## What the task asks
Omit any picture, and return the remaining data exactly as written.
╭─ Data shown
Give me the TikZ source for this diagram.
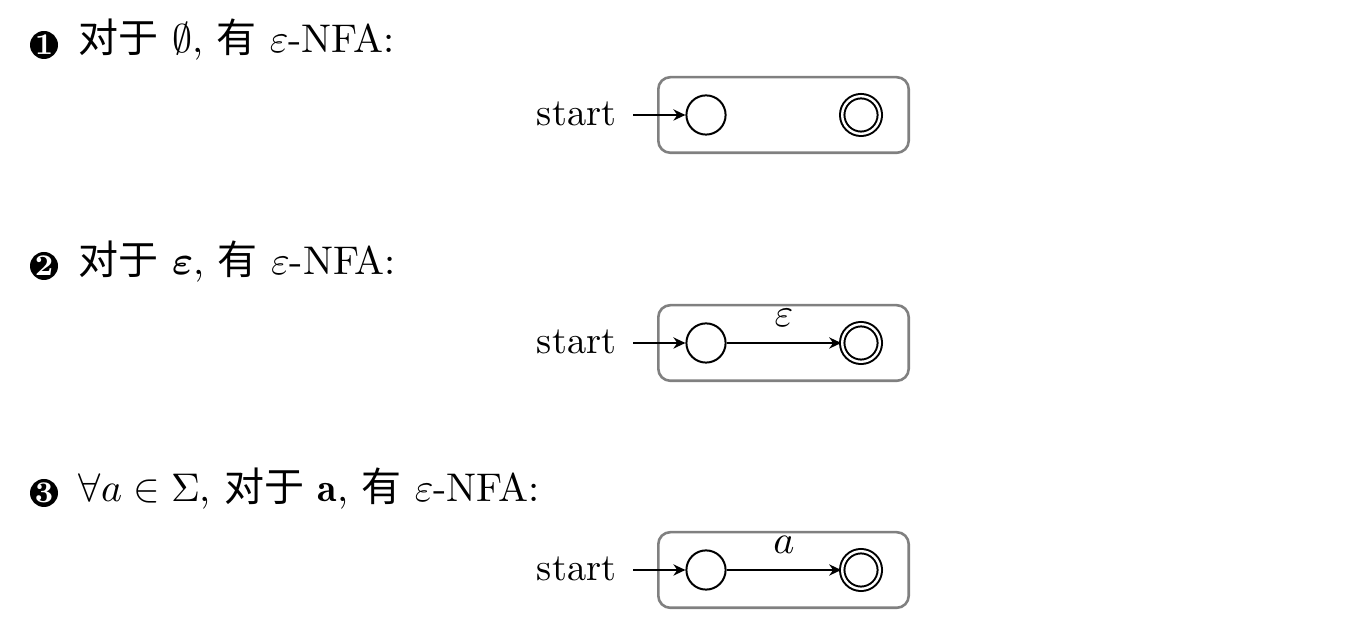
\documentclass[tikz,border=0pt]{standalone}
\usepackage{amsmath}
\usepackage{fontspec}
\newfontfamily\cjk{Noto Sans CJK SC}
\usetikzlibrary{arrows.meta}
\begin{document}
\begin{tikzpicture}[x=0.25pt,y=-0.25pt,
  font=\fontsize{9.6pt}{12pt}\selectfont,
  stt/.style={circle, draw, line width=0.5pt, minimum size=9.8pt, inner sep=0pt},
  acc/.style={circle, draw, line width=0.5pt, double, double distance=0.6pt, minimum size=9.4pt, inner sep=0pt},
  frame/.style={draw=gray, line width=0.65pt, rounded corners=3pt, minimum width=62.6pt, minimum height=18.9pt, inner sep=0pt},
  tr/.style={-{Stealth[length=3pt,width=2.8pt]}, line width=0.5pt},
  hdr/.style={anchor=base west, inner sep=0pt, font=\fontsize{10pt}{12pt}\selectfont},
  lbl/.style={above=3.9pt, inner sep=0pt},
  startlbl/.style={anchor=base east, inner sep=0pt},
  bul/.style={circle, fill=black, minimum size=7pt, inner sep=0pt, text=white, font=\fontsize{7.5pt}{8pt}\selectfont\bfseries}
]
\useasboundingbox (0,0) rectangle (1367,617);

% ---------- part 1 ----------
\node[bul] (b1) at (44,45) {1};
\node[hdr] (h1) at (78,53) {{\cjk 对于}\ $\emptyset$, {\cjk 有}\ $\varepsilon$-NFA:};
\node[frame] (box1) at (783.5,115) {};
\node[startlbl] (s1) at (617,126) {start};
\coordinate (i1) at (633,115);
\node[stt] (q1) at (706,115) {};
\node[acc] (f1) at (861,115) {};
\draw[tr] (i1) -- (q1);

% ---------- part 2 ----------
\node[bul] (b2) at (44,266) {2};
\node[hdr] (h2) at (78,275) {{\cjk 对于}\ $\boldsymbol{\varepsilon}$, {\cjk 有}\ $\varepsilon$-NFA:};
\node[frame] (box2) at (783.5,343) {};
\node[startlbl] (s2) at (617,354) {start};
\coordinate (i2) at (633,343);
\node[stt] (q2) at (706,343) {};
\node[acc] (f2) at (861,343) {};
\draw[tr] (i2) -- (q2);
\draw[tr] (q2) -- node[lbl] (e2) {$\varepsilon$} (f2);

% ---------- part 3 ----------
\node[bul] (b3) at (44,493) {3};
\node[hdr] (h3) at (78,502) {$\forall a\in\Sigma$, {\cjk 对于}\ $\mathbf{a}$, {\cjk 有}\ $\varepsilon$-NFA:};
\node[frame] (box3) at (783.5,570) {};
\node[startlbl] (s3) at (617,581) {start};
\coordinate (i3) at (633,570);
\node[stt] (q3) at (706,570) {};
\node[acc] (f3) at (861,570) {};
\draw[tr] (i3) -- (q3);
\draw[tr] (q3) -- node[lbl] (e3) {$a$} (f3);
\end{tikzpicture}
\end{document}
╰─
## Response for this exercise
Give me the TikZ source for this diagram.
\documentclass[tikz,border=0pt]{standalone}
\usepackage{amsmath}
\usepackage{fontspec}
\newfontfamily\cjk{Noto Sans CJK SC}
\usetikzlibrary{arrows.meta}
\begin{document}
\begin{tikzpicture}[x=0.25pt,y=-0.25pt,
  font=\fontsize{9.6pt}{12pt}\selectfont,
  stt/.style={circle, draw, line width=0.5pt, minimum size=9.8pt, inner sep=0pt},
  acc/.style={circle, draw, line width=0.5pt, double, double distance=0.6pt, minimum size=9.4pt, inner sep=0pt},
  frame/.style={draw=gray, line width=0.65pt, rounded corners=3pt, minimum width=62.6pt, minimum height=18.9pt, inner sep=0pt},
  tr/.style={-{Stealth[length=3pt,width=2.8pt]}, line width=0.5pt},
  hdr/.style={anchor=base west, inner sep=0pt, font=\fontsize{10pt}{12pt}\selectfont},
  lbl/.style={above=3.9pt, inner sep=0pt},
  startlbl/.style={anchor=base east, inner sep=0pt},
  bul/.style={circle, fill=black, minimum size=7pt, inner sep=0pt, text=white, font=\fontsize{7.5pt}{8pt}\selectfont\bfseries}
]
\useasboundingbox (0,0) rectangle (1367,617);

% ---------- part 1 ----------
\node[bul] (b1) at (44,45) {1};
\node[hdr] (h1) at (78,53) {{\cjk 对于}\ $\emptyset$, {\cjk 有}\ $\varepsilon$-NFA:};
\node[frame] (box1) at (783.5,115) {};
\node[startlbl] (s1) at (617,126) {start};
\coordinate (i1) at (633,115);
\node[stt] (q1) at (706,115) {};
\node[acc] (f1) at (861,115) {};
\draw[tr] (i1) -- (q1);

% ---------- part 2 ----------
\node[bul] (b2) at (44,266) {2};
\node[hdr] (h2) at (78,275) {{\cjk 对于}\ $\boldsymbol{\varepsilon}$, {\cjk 有}\ $\varepsilon$-NFA:};
\node[frame] (box2) at (783.5,343) {};
\node[startlbl] (s2) at (617,354) {start};
\coordinate (i2) at (633,343);
\node[stt] (q2) at (706,343) {};
\node[acc] (f2) at (861,343) {};
\draw[tr] (i2) -- (q2);
\draw[tr] (q2) -- node[lbl] (e2) {$\varepsilon$} (f2);

% ---------- part 3 ----------
\node[bul] (b3) at (44,493) {3};
\node[hdr] (h3) at (78,502) {$\forall a\in\Sigma$, {\cjk 对于}\ $\mathbf{a}$, {\cjk 有}\ $\varepsilon$-NFA:};
\node[frame] (box3) at (783.5,570) {};
\node[startlbl] (s3) at (617,581) {start};
\coordinate (i3) at (633,570);
\node[stt] (q3) at (706,570) {};
\node[acc] (f3) at (861,570) {};
\draw[tr] (i3) -- (q3);
\draw[tr] (q3) -- node[lbl] (e3) {$a$} (f3);
\end{tikzpicture}
\end{document}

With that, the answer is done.